From political scandals to organized crime cases, the phrase “no-show job” is often associated with something shady. Think HBO’s The Sopranos, where Tony Soprano’s crew collected paychecks on construction sites without having to lift a finger. The idea of being paid well for doing very little — or nothing at all — might sound like a dream job, but it often comes with strings attached. And now, with recent reporting about NBA star Kawhi Leonard’s alleged $28 million endorsement deal, the “no show job” is back in the headlines.
What Exactly Is a “No-Show Job”?
A “no-show job” is a position where someone collects a paycheck without actually doing meaningful work. In some cases, the person is officially listed on the payroll but may not be expected to report or perform the same duties as other employees or contractors. These arrangements can take many forms, but typically include symbolic titles, roles specifically created for family or friends, or mechanisms for shifting money outside traditional channels.
No-Show Jobs in the Private Sector
In the private sector, employers have greater latitude to structure compensation as they wish. Executive contracts, retainers, and consulting agreements may guarantee pay, regardless of performance. Still, such arrangements can become problematic if they involve misuse of company resources, breaches of fiduciary duty, or violations of payroll and tax laws.
Public Sector and Organized Labor
With taxpayer funds, the line is far clearer. “No-show jobs” funded with public money are often the target of federal investigation and have led to convictions for fraud, embezzlement, and corruption. In labor relations, the practice of “featherbedding” (requiring payment for unnecessary work) has been unlawful since the Taft-Hartley Act of 1947, which prohibits unions and employers from agreeing to pay for work not actually performed.
Where Sports Money Gets Complicated
In professional sports, the legal issues surrounding “no-show jobs” differ from those in ordinary employment. In the NBA, the primary concern is salary cap circumvention. The league’s Collective Bargaining Agreement (CBA) requires that all compensation related to a player’s services be disclosed and counted toward the salary cap, promoting competitive balance among teams.
That’s why recent reports involving Kawhi Leonard are drawing attention. According to investigative reporting and bankruptcy filings brought to light by sports podcaster Pablo Torre, a now-bankrupt fintech company allegedly promised $28 million to a Leonard-managed entity in exchange for endorsement duties that Leonard never performed.

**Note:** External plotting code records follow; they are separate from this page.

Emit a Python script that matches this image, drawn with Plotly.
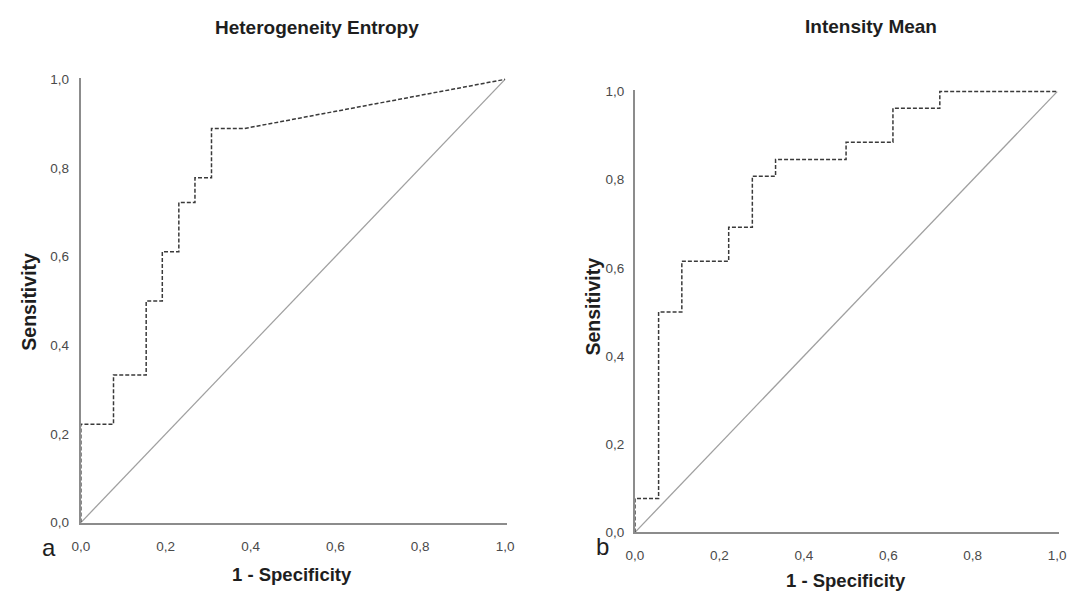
import plotly.graph_objects as go

# ---- data ----
titles = ["Heterogeneity Entropy", "Intensity Mean"]
panel_letters = ["a", "b"]
x_title = "1 - Specificity"
y_title = "Sensitivity"
tick_vals = [0.0, 0.2, 0.4, 0.6, 0.8, 1.0]

# ROC curve vertices, panel a
a_fpr = [0.0, 0.0, 0.077, 0.077, 0.154, 0.154, 0.192, 0.192, 0.231, 0.231,
         0.269, 0.269, 0.308, 0.308, 0.385, 1.0]
a_tpr = [0.0, 0.222, 0.222, 0.333, 0.333, 0.5, 0.5, 0.611, 0.611, 0.722,
         0.722, 0.778, 0.778, 0.889, 0.889, 1.0]

# ROC curve vertices, panel b
b_fpr = [0.0, 0.0, 0.056, 0.056, 0.111, 0.111, 0.222, 0.222, 0.278, 0.278,
         0.333, 0.333, 0.5, 0.5, 0.611, 0.611, 0.722, 0.722, 1.0]
b_tpr = [0.0, 0.077, 0.077, 0.5, 0.5, 0.615, 0.615, 0.692, 0.692, 0.808,
         0.808, 0.846, 0.846, 0.885, 0.885, 0.962, 0.962, 1.0, 1.0]

ref_line = [0.0, 1.0]

# ---- layout geometry (pixels) ----
W, H = 1077, 603
FONT = "Liberation Sans, Arial, sans-serif"
EXT = 1.004  # small range extension so edge lines are not clipped

# (x pixel of 0, x pixel of 1, y pixel of 0, y pixel of 1)
panels = [(73, 504, 529, 76), (636, 1065, 539, 88.5)]


def xdom(p0, p1):
    return [p0 / W, (p0 + (p1 - p0) * EXT) / W]


def ydom(q0, q1):
    top = q0 - (q0 - q1) * EXT
    return [(H - q0) / H, (H - top) / H]


fig = go.Figure()

curves = [(a_fpr, a_tpr), (b_fpr, b_tpr)]
for i, (fx, fy) in enumerate(curves):
    xa = "x" if i == 0 else "x2"
    ya = "y" if i == 0 else "y2"
    fig.add_trace(go.Scatter(x=ref_line, y=ref_line, mode="lines",
                             line=dict(color="#a0a0a0", width=1.3),
                             xaxis=xa, yaxis=ya, showlegend=False,
                             hoverinfo="skip"))
    fig.add_trace(go.Scatter(x=fx, y=fy, mode="lines",
                             line=dict(color="#3a3a3a", width=1.5, dash="4px,2px"),
                             xaxis=xa, yaxis=ya, showlegend=False))

axis_common = dict(range=[0, EXT], tickvals=tick_vals, tickformat=".1f",
                   showgrid=False, zeroline=False, showline=True,
                   linecolor="#8c8c8c", linewidth=2, ticks="",
                   tickfont=dict(family=FONT, size=13.5, color="#4a4a4a"),
                   fixedrange=True)

p = panels[0]
fig.update_layout(
    xaxis=dict(domain=xdom(p[0], p[1]), anchor="y", ticklabelstandoff=10, **axis_common),
    yaxis=dict(domain=ydom(p[2], p[3]), anchor="x", ticklabelstandoff=7, **axis_common),
)
p = panels[1]
fig.update_layout(
    xaxis2=dict(domain=xdom(p[0], p[1]), anchor="y2", ticklabelstandoff=9, **axis_common),
    yaxis2=dict(domain=ydom(p[2], p[3]), anchor="x2", ticklabelstandoff=6, **axis_common),
)

ann = []
# titles
title_pos = [(313, 22.5), (876, 21.5)]
for t, (px, py) in zip(titles, title_pos):
    ann.append(dict(text=t, x=px / W, y=(H - py) / H, xref="paper", yref="paper",
                    showarrow=False, xanchor="center", yanchor="middle",
                    font=dict(family=FONT, size=19, color="#1e1e1e", weight="bold")))
# x titles
xt_pos = [(288, 582.5), (850, 588)]
for (px, py) in xt_pos:
    ann.append(dict(text=x_title, x=px / W, y=(H - py) / H, xref="paper", yref="paper",
                    showarrow=False, xanchor="center", yanchor="middle",
                    font=dict(family=FONT, size=18.5, color="#1e1e1e", weight="bold")))
# y titles
yt_pos = [(20.5, 303), (593.5, 308)]
for (px, py) in yt_pos:
    ann.append(dict(text=y_title, x=px / W, y=(H - py) / H, xref="paper", yref="paper",
                    showarrow=False, xanchor="center", yanchor="middle", textangle=-90,
                    font=dict(family=FONT, size=19.5, color="#1e1e1e", weight="bold")))
# panel letters
letter_pos = [(41, 554), (603, 553)]
for t, (px, py) in zip(panel_letters, letter_pos):
    ann.append(dict(text=t, x=px / W, y=(H - py) / H, xref="paper", yref="paper",
                    showarrow=False, xanchor="center", yanchor="middle",
                    font=dict(family=FONT, size=24, color="#1e1e1e")))

fig.update_layout(
    width=W, height=H,
    margin=dict(l=0, r=0, t=0, b=0),
    paper_bgcolor="white", plot_bgcolor="white",
    separators=",.",
    annotations=ann,
    showlegend=False,
)

fig.write_html("out.html", config={"displayModeBar": False})
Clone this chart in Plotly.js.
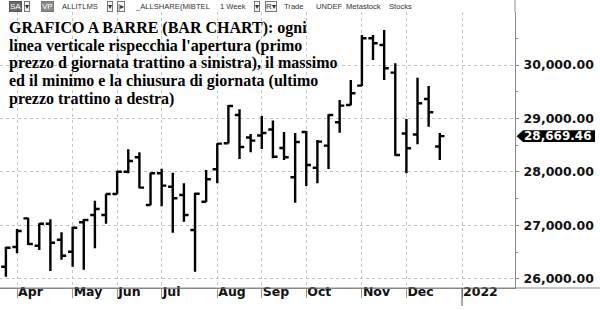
<!DOCTYPE html>
<html>
<head>
<meta charset="utf-8">
<script src="https://cdn.plot.ly/plotly-3.0.1.min.js"></script>
<style>html,body{margin:0;padding:0;background:#fff;}#chart{width:600px;height:310px;}</style>
</head>
<body>
<div id="chart"></div>
<script>
// Weekly bars (week ending Friday)
const dates = ['2021-03-26','2021-04-02','2021-04-09','2021-04-16','2021-04-23','2021-04-30',
  '2021-05-07','2021-05-14','2021-05-21','2021-05-28','2021-06-04','2021-06-11','2021-06-18','2021-06-25',
  '2021-07-02','2021-07-09','2021-07-16','2021-07-23','2021-07-30','2021-08-06','2021-08-13','2021-08-20',
  '2021-08-27','2021-09-03','2021-09-10','2021-09-17','2021-09-24','2021-10-01','2021-10-08','2021-10-15',
  '2021-10-22','2021-10-29','2021-11-05','2021-11-12','2021-11-19','2021-11-26','2021-12-03','2021-12-10',
  '2021-12-17','2021-12-24'];
const opens  = [26225,26594,27130,26618,27030,26730,26506,27056,27193,27193,27586,28004,28274,27380,
  27974,27723,27568,26912,27442,28049,28536,29066,28645,28682,28795,28448,27899,28748,28079,28491,
  28929,29253,29615,30503,30377,29858,28720,28701,29366,28476];
const highs  = [26599,26931,27143,27038,27113,26869,26974,27118,27461,27592,28023,28424,28367,27985,
  28060,27985,27787,27611,28036,28536,29253,29173,28710,29047,28963,28748,28729,28766,28598,29079,
  29347,29722,30564,30564,30658,30034,28991,29765,29609,28729];
const lows   = [26037,26476,26630,26538,26144,26356,26225,26169,26569,27030,27580,27974,27693,27375,
  27358,26862,27068,26131,27438,27787,28530,28242,28367,28429,28255,28223,27423,27736,27787,28055,
  28735,29250,29610,30096,29722,28304,27974,28517,28847,28223];
const closes = [26581,26893,26650,27030,26674,26431,26955,27100,27305,27585,28004,28205,27705,27974,
  27742,27506,27193,27592,27862,28530,29235,28467,28585,28729,28285,28274,28560,28130,28566,29066,
  29240,29473,30503,30409,29941,28317,28442,29285,29117,28669.46];

const tickDates  = ['2021-04-02','2021-05-07','2021-06-04','2021-07-02','2021-08-06','2021-09-03',
  '2021-10-01','2021-11-05','2021-12-03','2022-01-07'];
const tickLabels = ['Apr','May','Jun','Jul','Aug','Sep','Oct','Nov','Dec','2022'];
const yTicks = [26000,27000,28000,29000,30000];

const titleLines = [
  "GRAFICO A BARRE (BAR CHART): ogni",
  "linea verticale rispecchia l'apertura (primo",
  "prezzo d giornata trattino a sinistra), il massimo",
  "ed il minimo e la chiusura di giornata (ultimo",
  "prezzo trattino a destra)"
];

// toolbar: boxed buttons (centred) and plain words (left edge)
const toolbarButtons = [
  {t:'SA', x:15.5, bg:'#6b6b6b', fg:'#fff', border:'#555'},
  {t:'▾', x:27, bg:'#f4f4f4', fg:'#333', border:'#777'},
  {t:'VP', x:47.5, bg:'#8a8a8a', fg:'#fff', border:'#777'},
  {t:'▾', x:109.5, bg:'#f4f4f4', fg:'#333', border:'#777'},
  {t:'|▸', x:120.5, bg:'#f4f4f4', fg:'#333', border:'#777'},
  {t:'▾', x:257, bg:'#f4f4f4', fg:'#333', border:'#777'},
  {t:'R▾', x:270.5, bg:'#f4f4f4', fg:'#333', border:'#777'}
];
const toolbarWords = [
  {t:'ALLITLMS', x:60}, {t:'_ALLSHARE(MIBTEL', x:133}, {t:'1 Week', x:218},
  {t:'Trade', x:282}, {t:'UNDEF', x:314}, {t:'Metastock', x:344}, {t:'Stocks', x:387}
];

const PW = 515, PH = 276, PT = 12;
const px2paperX = p => p / PW;
const px2paperY = p => (PT + PH - p) / PH;

const trace = {
  type: 'ohlc', x: dates, open: opens, high: highs, low: lows, close: closes,
  increasing: {line: {color: '#000', width: 2.4}},
  decreasing: {line: {color: '#000', width: 2.4}},
  tickwidth: 0.42, hoverinfo: 'none', showlegend: false
};

const annotations = [];
titleLines.forEach((s, i) => {
  annotations.push({
    text: s, xref: 'paper', yref: 'paper', x: px2paperX(7), y: px2paperY(28.2 + i * 17.6),
    xanchor: 'left', yanchor: 'middle', showarrow: false,
    font: {family: 'Liberation Serif, Times New Roman, serif', size: 16, color: '#000', weight: 'bold'}
  });
});
toolbarButtons.forEach(it => {
  annotations.push({
    text: it.t, xref: 'paper', yref: 'paper', x: px2paperX(it.x), y: px2paperY(7),
    xanchor: 'center', yanchor: 'middle', showarrow: false,
    bgcolor: it.bg, bordercolor: it.border, borderwidth: 1, borderpad: 0,
    font: {family: 'Liberation Sans, Arial, sans-serif', size: 8, color: it.fg}
  });
});
toolbarWords.forEach(it => {
  annotations.push({
    text: it.t, xref: 'paper', yref: 'paper', x: px2paperX(it.x), y: px2paperY(7),
    xanchor: 'left', yanchor: 'middle', showarrow: false,
    font: {family: 'Liberation Sans, Arial, sans-serif', size: 7.6, color: '#333'}
  });
});
const last = closes[closes.length - 1];
annotations.push({
  text: last.toLocaleString('en-US', {minimumFractionDigits: 2, maximumFractionDigits: 2}),
  xref: 'paper', yref: 'y', x: px2paperX(558), y: last, xanchor: 'center', yanchor: 'middle',
  showarrow: false, font: {family: 'DejaVu Sans, sans-serif', size: 12, color: '#fff', weight: 'bold'}
});

const yUnitsPerPx = (30994 - 25826) / PH;
const bh = 5.9 * yUnitsPerPx;
const shapes = [
  {type: 'rect', xref: 'paper', yref: 'paper', x0: 0, x1: px2paperX(341), y0: px2paperY(107), y1: 1.05,
   fillcolor: '#fff', line: {width: 0}, layer: 'below'},
  {type: 'path', xref: 'paper', yref: 'y',
   path: `M ${px2paperX(516.5)} ${last} L ${px2paperX(523)} ${last + bh} L ${px2paperX(595)} ${last + bh} L ${px2paperX(595)} ${last - bh} L ${px2paperX(523)} ${last - bh} Z`,
   fillcolor: '#000', line: {width: 0}},
  {type: 'line', xref: 'paper', yref: 'paper', x0: 1, x1: 1, y0: 1, y1: px2paperY(0),
   line: {color: '#888', width: 1}},
  {type: 'line', xref: 'paper', yref: 'paper', x0: 0, x1: px2paperX(600), y0: 0, y1: 0,
   line: {color: '#888', width: 1}},
  {type: 'line', xref: 'x', yref: 'paper', x0: tickDates[tickDates.length - 1], x1: tickDates[tickDates.length - 1],
   y0: 0, y1: px2paperY(306), line: {color: '#555', width: 1}}
];

const layout = {
  width: 600, height: 310,
  margin: {l: 0, r: 85, t: PT, b: 22, pad: 0},
  paper_bgcolor: '#fff', plot_bgcolor: '#fff',
  showlegend: false, dragmode: false,
  xaxis: {
    type: 'date', range: ['2021-03-22 07:00', '2022-02-09 08:00'],
    tickmode: 'array', tickvals: tickDates, ticktext: tickLabels,
    ticks: 'outside', ticklen: 9, tickcolor: '#999', tickwidth: 1,
    showgrid: true, gridcolor: '#c4c4c4', griddash: 'dot', gridwidth: 1,
    showline: true, linecolor: '#888', zeroline: false,
    ticklabelposition: 'outside right', ticklabelstandoff: -8,
    tickfont: {family: 'DejaVu Sans, sans-serif', size: 12.5, color: '#111', weight: 'bold'},
    rangeslider: {visible: false}, fixedrange: true
  },
  yaxis: {
    side: 'right', range: [25826, 30994],
    tickmode: 'array', tickvals: yTicks, tickformat: ',.2f',
    ticks: 'outside', ticklen: 3, tickcolor: '#888',
    minor: {dtick: 500, tick0: 0, ticks: 'outside', ticklen: 2, tickcolor: '#888', showgrid: false},
    showgrid: true, gridcolor: '#c4c4c4', griddash: 'dot', gridwidth: 1,
    showline: true, linecolor: '#888', zeroline: false,
    ticklabelstandoff: 2,
    tickfont: {family: 'DejaVu Sans, sans-serif', size: 12.5, color: '#111', weight: 'bold'},
    fixedrange: true
  },
  annotations: annotations,
  shapes: shapes
};

Plotly.newPlot('chart', [trace], layout, {staticPlot: true, displayModeBar: false});
</script>
</body>
</html>
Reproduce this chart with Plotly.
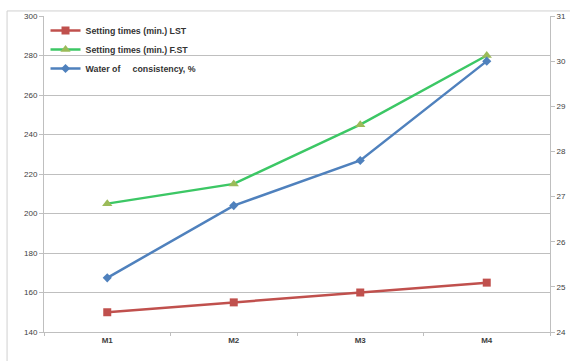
import plotly.graph_objects as go

categories = ["M1", "M2", "M3", "M4"]
lst_values = [150, 155, 160, 165]
fst_values = [205, 215, 245, 280]
water_values = [25.2, 26.8, 27.8, 30.0]
left_ticks = [140, 160, 180, 200, 220, 240, 260, 280, 300]
right_ticks = [24, 25, 26, 27, 28, 29, 30, 31]

font_family = "Liberation Sans, Arial, sans-serif"

fig = go.Figure()
fig.add_trace(go.Scatter(
    x=categories, y=lst_values, name="<b>Setting times (min.) LST</b>",
    mode="lines+markers", line=dict(color="#C0504D", width=2.5),
    marker=dict(symbol="square", size=8, color="#C0504D"),
    legendgroup="a"))
fig.add_trace(go.Scatter(
    x=categories, y=fst_values, name="<b>Setting times (min.) F.ST</b>",
    mode="lines+markers", line=dict(color="#3CC765", width=2.5),
    marker=dict(symbol="triangle-up", size=9, color="#9BBB59"),
    legendgroup="b"))
fig.add_trace(go.Scatter(
    x=categories, y=water_values, name="<b>Water of&nbsp;&nbsp;&nbsp;&nbsp; consistency, %</b>",
    mode="lines+markers", line=dict(color="#4F81BD", width=2.5),
    marker=dict(symbol="diamond", size=7, color="#4F81BD"),
    yaxis="y2", legendgroup="c"))

fig.update_layout(
    width=570, height=361,
    margin=dict(l=44, r=20, t=16, b=29, autoexpand=False),
    paper_bgcolor="white", plot_bgcolor="white",
    font=dict(family=font_family, size=8, color="#404040"),
    showlegend=True,
    legend=dict(x=0.003, y=1.0, xanchor="left", yanchor="top",
                bgcolor="rgba(0,0,0,0)", font=dict(size=8.8, color="#333333"),
                tracegroupgap=0, itemwidth=30, traceorder="grouped"),
    xaxis=dict(type="category", range=[-0.5, 3.5], showgrid=False, automargin=False,
               showline=True, linecolor="#BFBFBF", linewidth=1,
               ticks="outside", tickson="boundaries", ticklen=3, tickcolor="#BFBFBF",
               tickfont=dict(size=8, color="#404040", family=font_family),
               tickprefix="<b>", ticksuffix="</b>", zeroline=False),
    yaxis=dict(range=[140, 300], tickvals=left_ticks, showgrid=True, automargin=False,
               gridcolor="#BFBFBF", gridwidth=1,
               showline=True, linecolor="#BFBFBF", linewidth=1,
               ticks="outside", ticklen=4, tickcolor="#BFBFBF",
               tickfont=dict(size=8, color="#404040", family=font_family),
               tickprefix="<b>", ticksuffix="</b>", zeroline=False),
    yaxis2=dict(range=[24, 31], tickvals=right_ticks, overlaying="y", side="right",
                showgrid=False, automargin=False,
                showline=True, linecolor="#BFBFBF", linewidth=1,
                ticks="outside", ticklen=4, tickcolor="#BFBFBF",
                tickfont=dict(size=8, color="#404040", family=font_family),
                zeroline=False),
    shapes=[dict(type="rect", xref="paper", yref="paper",
                 x0=-0.073, x1=1.06, y0=-0.12, y1=1.016,
                 line=dict(color="#D0D0D0", width=1), fillcolor="rgba(0,0,0,0)",
                 layer="below")],
)

fig.write_html("out.html")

That company was reportedly tied to Los Angeles Clippers owner Steve Ballmer, which prompts speculation about whether the deal was merely an off-the-books way to supplement Leonard’s NBA compensation with the Clippers.
Notably, even if this would be considered a lawful private agreement under general contract law, a hidden “no-show job” arrangement of this kind could be interpreted as an attempt to skirt NBA salary rules. If proven to be the case, the league has the authority to impose penalties, including heavy fines or the loss of draft picks.
For now, both Ballmer and the Clippers have denied any wrongdoing. The NBA launched a formal investigation on September 3, but NBA Commissioner Adam Silver recently said the league is not rushing to judgment.
Still, the story highlights how compensation structures in sports or business alike can blur the line between creative deal-making and questionable circumvention.
Lessons Beyond the NBA
For businesses outside the world of professional sports, the Kawhi Leonard headlines offer a reminder that “no-show jobs” can trigger serious problems for employers. Shareholders may view it as misuse of company funds, regulators may question classification of workers, as well as payroll and tax compliance, and company reputation and trust may be at risk. The best practice for all employers is to have a clear record of what each employee on payroll is doing to earn their compensation.